Whatever it takes: Becoming a nonprofit

Lyric Antio, photo courtesy of Antio

Editor’s note: For our fall Nonprofit issue, we invited local nonprofit leaders to reflect on the successes and challenges of operating a 501(c)(3) in Western North Carolina. 

Lyric Antio is the market director of the RAD Farmers Market, which was recently incorporated as a nonprofit.

Xpress: What inspired RAD Farmers Market to apply to become a nonprofit?

Antio: We saw the value in nonprofit status on several levels, including giving the market a more expansive and meaningful role in the community.
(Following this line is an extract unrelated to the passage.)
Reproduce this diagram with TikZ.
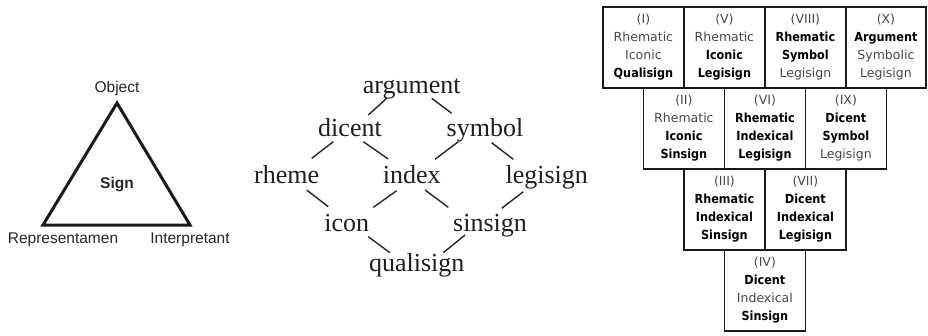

Part of our mission statement is increasing food access in Buncombe County, and the nonprofit status has opened new doors to creatively achieve that mission.

How has the change helped your market reach new goals?

Gaining 501(c)(3) nonprofit status has opened the market to new funding sources that we didn’t have access to before while connecting us to the community in new ways. For example, we were able to partner with our neighbors at Second Gear as their nonprofit of the month for July. The market received 1% of sales from that month and we hosted a pop-up minimarket at the store. These additional funding sources paired with developing a clear mission statement has enabled us to offer more free, fun educational activities at the market.

What were the challenges associated with filing for the status?

As a long-running community market with over 30 vendors, there were many perspectives to include while we were incorporating. Assembling a board, writing bylaws, etc., all take time and intention to effectively serve the community, and we are grateful for all the input we received that informed the process.

What advice would you give to other farmers markets looking to do something similar?

My advice for all farmers markets is to legitimize the structure of your organization and find what is sustainable for your context. Many markets operate with no business structure, which can leave you vulnerable. Take yourself seriously. Farmers markets are part of the vital infrastructure in the movement of relocalizing our food systems, and we must ensure they are built on strong foundations.